I'm fascinated by Bill Sutton's Untitled (Taylors Mistake). It's a glorious, strange, heart-lifting oddity of a painting that comes from a period of great creative experimentation by the artist (and was held on to by him, though I don't think he ever exhibited it: it came to the Gallery from his estate). The upper half of the work, with a broad ochre sweep of hillside and the swirling grey-blue maelstrom of sky, anticipates Sutton's series of increasingly abstracted Canterbury land- and skyscapes from the 1970s. The lower half of the painting, with its charming frontal depictions of baches at Taylors Mistake, resonates with his country churches painted throughout the 1950s. It's as if the creative preoccupations of two separate decades have been brought together in this work.

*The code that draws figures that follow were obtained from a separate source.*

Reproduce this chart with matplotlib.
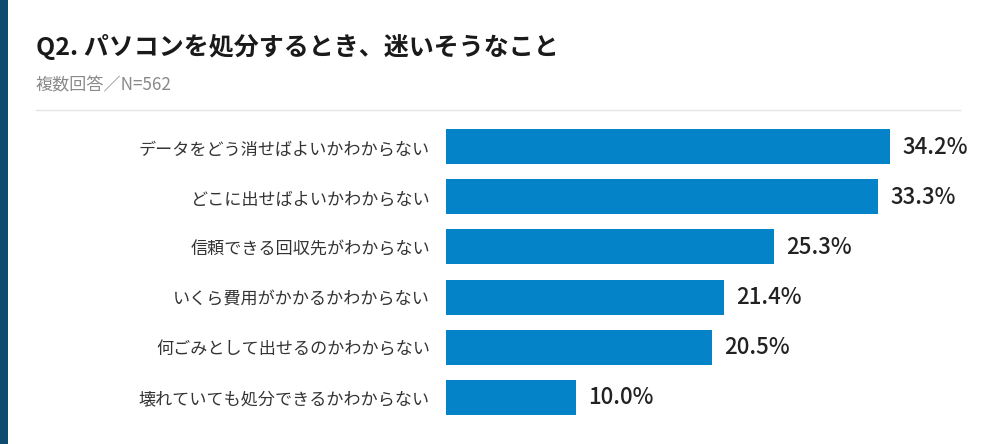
import matplotlib
matplotlib.use("Agg")
import matplotlib.pyplot as plt
from matplotlib.patches import Rectangle
from matplotlib.lines import Line2D

plt.rcParams['font.family'] = ['Noto Sans CJK JP', 'DejaVu Sans']

title = "Q2. パソコンを処分するとき、迷いそうなこと"
subtitle = "複数回答／N=562"
categories = [
    "データをどう消せばよいかわからない",
    "どこに出せばよいかわからない",
    "信頼できる回収先がわからない",
    "いくら費用がかかるかわからない",
    "何ごみとして出せるのかわからない",
    "壊れていても処分できるかわからない",
]
values = [34.2, 33.3, 25.3, 21.4, 20.5, 10.0]

W, H = 1000, 444
fig = plt.figure(figsize=(W / 100, H / 100), dpi=100)
fig.patch.set_facecolor("white")

# left stripe
fig.add_artist(Rectangle((0, 0), 8 / W, 1, transform=fig.transFigure,
                         facecolor="#0e4b6e", edgecolor="none"))
# title / subtitle
fig.text(36 / W, 1 - 47 / H, title, fontsize=18, fontweight="bold",
         color="#1a1a1a", va="center", ha="left")
fig.text(36 / W, 1 - 85 / H, subtitle, fontsize=12.3, color="#8a8a8a",
         va="center", ha="left")
# separator
fig.add_artist(Line2D([36 / W, 960 / W], [1 - 110 / H, 1 - 110 / H],
                      transform=fig.transFigure, color="#e4e4e4", lw=1))

xmax = 40
px_per = (890 - 446) / 34.2
ax_w = xmax * px_per
ax = fig.add_axes([446 / W, 1 - 422 / H, ax_w / W, 300 / H])
ax.set_facecolor("none")
ypos = list(range(len(categories)))
ax.barh(ypos, values, height=0.7, color="#0583c8", edgecolor="none")
ax.set_xlim(0, xmax)
ax.set_ylim(len(categories) - 0.5, -0.5)
for y, v in zip(ypos, values):
    ax.text(v + 12 / px_per, y, f"{v:.1f}%", va="center", ha="left",
            fontsize=16, fontweight="medium", color="#222222")
ax.set_yticks(ypos)
ax.set_yticklabels(categories, fontsize=12.3, color="#333333")
ax.tick_params(axis="y", length=0, pad=11.5)
ax.set_xticks([])
for s in ax.spines.values():
    s.set_visible(False)

fig.savefig("out.png", dpi=100, facecolor="white")
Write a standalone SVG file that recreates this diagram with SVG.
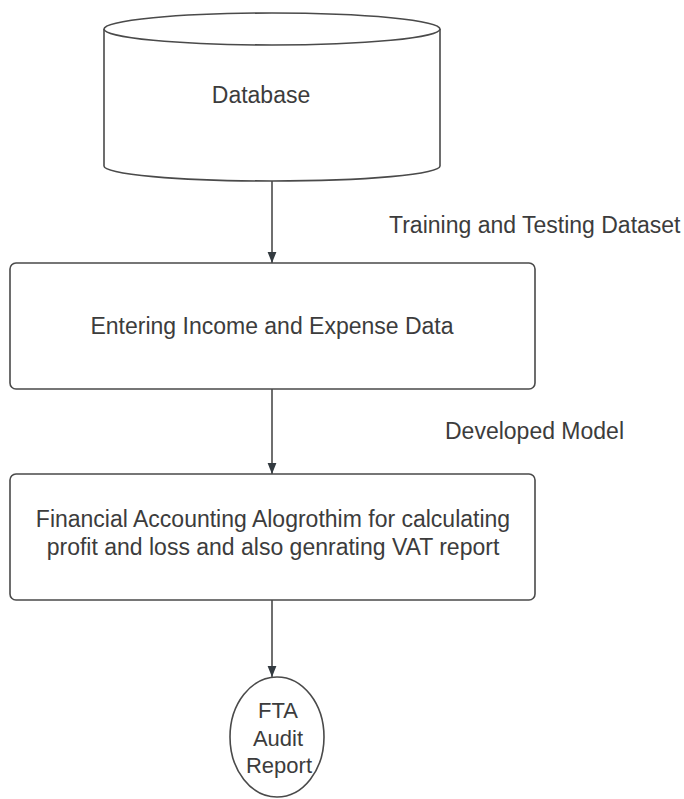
<svg xmlns="http://www.w3.org/2000/svg" width="684" height="799" viewBox="0 0 684 799">
  <style>
    .shape { fill: #ffffff; stroke: #4a4a4a; stroke-width: 1.6; }
    .edge { fill: none; stroke: #3f3f3f; stroke-width: 1.5; }
    .label { font-family: "Liberation Sans", Arial, sans-serif; font-size: 23px; fill: #3c3c3c; }
    .small { font-size: 22px; }
    .mid { text-anchor: middle; }
  </style>
  <defs>
    <marker id="head" markerWidth="12" markerHeight="16" refX="15" refY="6" orient="auto" markerUnits="userSpaceOnUse" viewBox="0 0 16 12">
      <path d="M0,0 L15,6 L0,12 Z" fill="#333a40"/>
    </marker>
  </defs>
  <rect width="684" height="799" fill="#ffffff"/>

  <g id="connectors">
    <line class="edge" x1="272" y1="181" x2="272" y2="263" marker-end="url(#head)"/>
    <line class="edge" x1="272" y1="389" x2="272" y2="474" marker-end="url(#head)"/>
    <line class="edge" x1="272" y1="600" x2="272" y2="677" marker-end="url(#head)"/>
    <text class="label" x="389" y="233">Training and Testing Dataset</text>
    <text class="label" x="445" y="439">Developed Model</text>
  </g>

  <g id="database">
    <path class="shape" d="M104,29 L104,166 A168,15 0 0 0 440,166 L440,29"/>
    <ellipse class="shape" cx="272" cy="29" rx="168" ry="16"/>
    <text class="label mid" x="261" y="103">Database</text>
  </g>

  <g id="entering-data">
    <rect class="shape" x="10" y="263" width="525" height="126" rx="6"/>
    <text class="label mid" x="272" y="334">Entering Income and Expense Data</text>
  </g>

  <g id="accounting-algorithm">
    <rect class="shape" x="10" y="474" width="525" height="126" rx="6"/>
    <text class="label mid" x="273" y="527">Financial Accounting Alogrothim for calculating</text>
    <text class="label mid" x="273" y="555">profit and loss and also genrating VAT report</text>
  </g>

  <g id="audit-report">
    <ellipse class="shape" cx="277" cy="737" rx="47" ry="60"/>
    <text class="label small mid" x="278" y="718">FTA</text>
    <text class="label small mid" x="278" y="746">Audit</text>
    <text class="label small mid" x="279" y="773">Report</text>
  </g>
</svg>
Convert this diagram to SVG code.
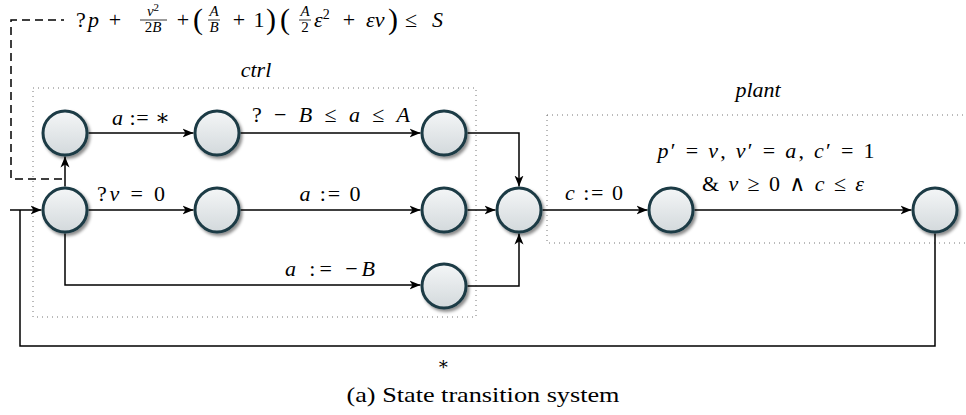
<svg xmlns="http://www.w3.org/2000/svg" width="966" height="415" viewBox="0 0 966 415" font-family="'Liberation Serif', 'DejaVu Serif', 'Times New Roman', serif">
<defs>
<linearGradient id="g" x1="0" y1="0" x2="0" y2="1"><stop offset="0" stop-color="#f4f6f7"/><stop offset="1" stop-color="#d3d9dc"/></linearGradient>
<filter id="sh" x="-30%" y="-30%" width="160%" height="160%"><feDropShadow dx="2" dy="2.5" stdDeviation="1.5" flood-color="#000" flood-opacity="0.45"/></filter>
<marker id="ar" markerUnits="userSpaceOnUse" markerWidth="12" markerHeight="10" refX="11" refY="5" orient="auto" viewBox="0 0 12 10"><path d="M0,0.5 L11,5 L0,9.5 L3,5 z" fill="#000"/></marker>
</defs>
<style>
.n{fill:url(#g);stroke:#1b3a45;stroke-width:3;filter:url(#sh)}
.e{fill:none;stroke:#000;stroke-width:1.5}
.a{marker-end:url(#ar)}
.d{fill:none;stroke:#000;stroke-width:1.5;stroke-dasharray:8 5}
.box{fill:none;stroke:#777;stroke-width:1;stroke-dasharray:1 4}
text{font-family:'Liberation Serif','DejaVu Serif','Times New Roman',serif;font-size:22px;fill:#000}
.i{font-style:italic}
.m{text-anchor:middle}
.s{font-size:15px}
.p{font-size:30px}
</style>

<g id="regions">
<rect class="box" x="33" y="88" width="443" height="229"/>
<text class="i m" x="256" y="77">ctrl</text>
<rect class="box" x="547" y="115" width="430" height="128"/>
<text class="i m" x="758" y="97">plant</text>
</g>

<g id="connectors">
<path class="e a" d="M10,210 H41.5"/>
<path class="e" d="M935,233.5 V346 H20 V210"/>
<path class="e a" d="M65,186.5 V156.5"/>
<path class="e a" d="M88.5,133 H193.5"/>
<path class="e a" d="M240.5,133 H420.5"/>
<path class="e a" d="M467.5,133 H519 V186.5"/>
<path class="e a" d="M88.5,210 H193.5"/>
<path class="e a" d="M240.5,210 H420.5"/>
<path class="e a" d="M467.5,210 H495.5"/>
<path class="e a" d="M542.5,210 H647.5"/>
<path class="e a" d="M694.5,210 H911.5"/>
<path class="e a" d="M65,233.5 V285 H420.5"/>
<path class="e a" d="M467.5,286 H519 V233.5"/>
<path class="d" d="M62,179 H11 V20 H64"/>
</g>

<g id="labels">
<text class="m" x="141" y="125" textLength="58"><tspan class="i">a</tspan> := ∗</text>
<text class="m" x="331" y="122" textLength="158">? − <tspan class="i">B</tspan> ≤ <tspan class="i">a</tspan> ≤ <tspan class="i">A</tspan></text>
<text class="m" x="131" y="201" textLength="68">?<tspan class="i">v</tspan> = 0</text>
<text class="m" x="330" y="201" textLength="61"><tspan class="i">a</tspan> := 0</text>
<text class="m" x="330" y="276" textLength="90"><tspan class="i">a</tspan> := −<tspan class="i">B</tspan></text>
<text class="m" x="594" y="200" textLength="58"><tspan class="i">c</tspan> := 0</text>
<text class="m" x="766" y="158" textLength="217"><tspan class="i">p</tspan>′ = <tspan class="i">v</tspan>, <tspan class="i">v</tspan>′ = <tspan class="i">a</tspan>, <tspan class="i">c</tspan>′ = 1</text>
<text class="m" x="783" y="191" textLength="162">&amp; <tspan class="i">v</tspan> ≥ 0 ∧ <tspan class="i">c</tspan> ≤ <tspan class="i">ε</tspan></text>
<text class="m" x="443" y="370" style="font-size:18px">∗</text>
<text class="m" x="483" y="402" style="font-size:21px" textLength="273" lengthAdjust="spacingAndGlyphs">(a) State transition system</text>
</g>

<g id="guard">
<text class="m" x="81" y="27">?</text>
<text class="i" x="88" y="27">p</text>
<text class="m" x="115" y="27">+</text>
<text class="m s" x="153" y="16"><tspan class="i">v</tspan><tspan font-size="11" dy="-5">2</tspan></text>
<line x1="140" y1="20" x2="167" y2="20" stroke="#000" stroke-width="0.8"/>
<text class="m s" x="153" y="32">2<tspan class="i">B</tspan></text>
<text class="m" x="183" y="27">+</text>
<text class="m p" x="198" y="29">(</text>
<text class="m s i" x="214" y="16">A</text>
<line x1="208" y1="20" x2="220" y2="20" stroke="#000" stroke-width="0.8"/>
<text class="m s i" x="214" y="32">B</text>
<text class="m" x="239" y="27">+</text>
<text class="m" x="259" y="27">1</text>
<text class="m p" x="271" y="29">)</text>
<text class="m p" x="285" y="29">(</text>
<text class="m s i" x="305" y="16">A</text>
<line x1="299" y1="20" x2="311" y2="20" stroke="#000" stroke-width="0.8"/>
<text class="m s" x="305" y="32">2</text>
<text x="314" y="27"><tspan class="i">ε</tspan><tspan font-size="14" dy="-8">2</tspan></text>
<text class="m" x="349" y="27">+</text>
<text x="366" y="27" class="i">εv</text>
<text class="m p" x="393" y="29">)</text>
<text class="m" x="411" y="27">≤</text>
<text x="432" y="27" class="i">S</text>
</g>

<g id="n1"><circle class="n" cx="65" cy="133" r="22"/></g>
<g id="n2"><circle class="n" cx="217" cy="133" r="22"/></g>
<g id="n3"><circle class="n" cx="444" cy="133" r="22"/></g>
<g id="n4"><circle class="n" cx="65" cy="210" r="22"/></g>
<g id="n5"><circle class="n" cx="217" cy="210" r="22"/></g>
<g id="n6"><circle class="n" cx="444" cy="210" r="22"/></g>
<g id="n7"><circle class="n" cx="519" cy="210" r="22"/></g>
<g id="n8"><circle class="n" cx="671" cy="210" r="22"/></g>
<g id="n9"><circle class="n" cx="935" cy="210" r="22"/></g>
<g id="n10"><circle class="n" cx="444" cy="286" r="22"/></g>
</svg>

When Sutton returned to Christchurch in 1949 after two years studying art in Europe, his work changed markedly. He saw clearly that his own teachers, themselves trained in England, had taught him how to paint the New Zealand landscape in an English manner. He set out to explore a different approach to painting which aimed to capture the underlying structure of the local landscape. Initially he rode a Matchless motorbike up into the Canterbury foothills in search of painting sites; by 1956 he had upgraded to a BSA Golden Flash, which he regularly rode out to Banks Peninsula in the early morning before a day's teaching at the art school. Untitled (Taylors Mistake) is likely to have been conceived on one of these trips: modernism by motorbike.

This part of the coast has long been popular with artists, from Rosa Sawtell to Bill Hammond. It's essentially quite wild, but relatively easy to get to. Sutton painted nearby Boulder Bay in a watercolour in 1945. Twelve years later in Untitled (Taylors Mistake) he turned his back to the ocean and focused his gaze inland, standing at the water's edge with his back to the sea. The upper half of the painting reveals Sutton experimenting with the restricted palette that he would go on to develop in later works. "I've had intimate acquaintance with the Canterbury landscape," he said in an interview in the early 1980s, "and it all comes down to grey and yellow ochre in the long run. We have no other colours." The furrows of dark grey sand at the lower edge of the painting echo the striated clouds at the top: the line of baches, reduced to the simplest of box shapes pierced by doors and windows, stretch across the image in a lively ribbon.

Coming back to Christchurch had been something of a culture shock for Sutton, but his first strong impressions of the New Zealand landscape on his return home ("the smallness and newness of everything") continued to reverberate in his work for the next decade. While later paintings are almost entirely empty of human construction, buildings frequently appear in his works of the 1950s, where their essential provisionality—"wooden and sheet iron Gothic", as Sutton described the country church buildings—is juxtaposed against the harshness of the landscape.

You don’t get an architecture much more provisional than the historic baches at Taylors Mistake. These tiny dwellings caught between the land and the sea have been beset both by the elements and district authorities for more than a century. Sutton's unusual painting speaks of the fragility of our built heritage and the implacable strength of the landscape on which it stands.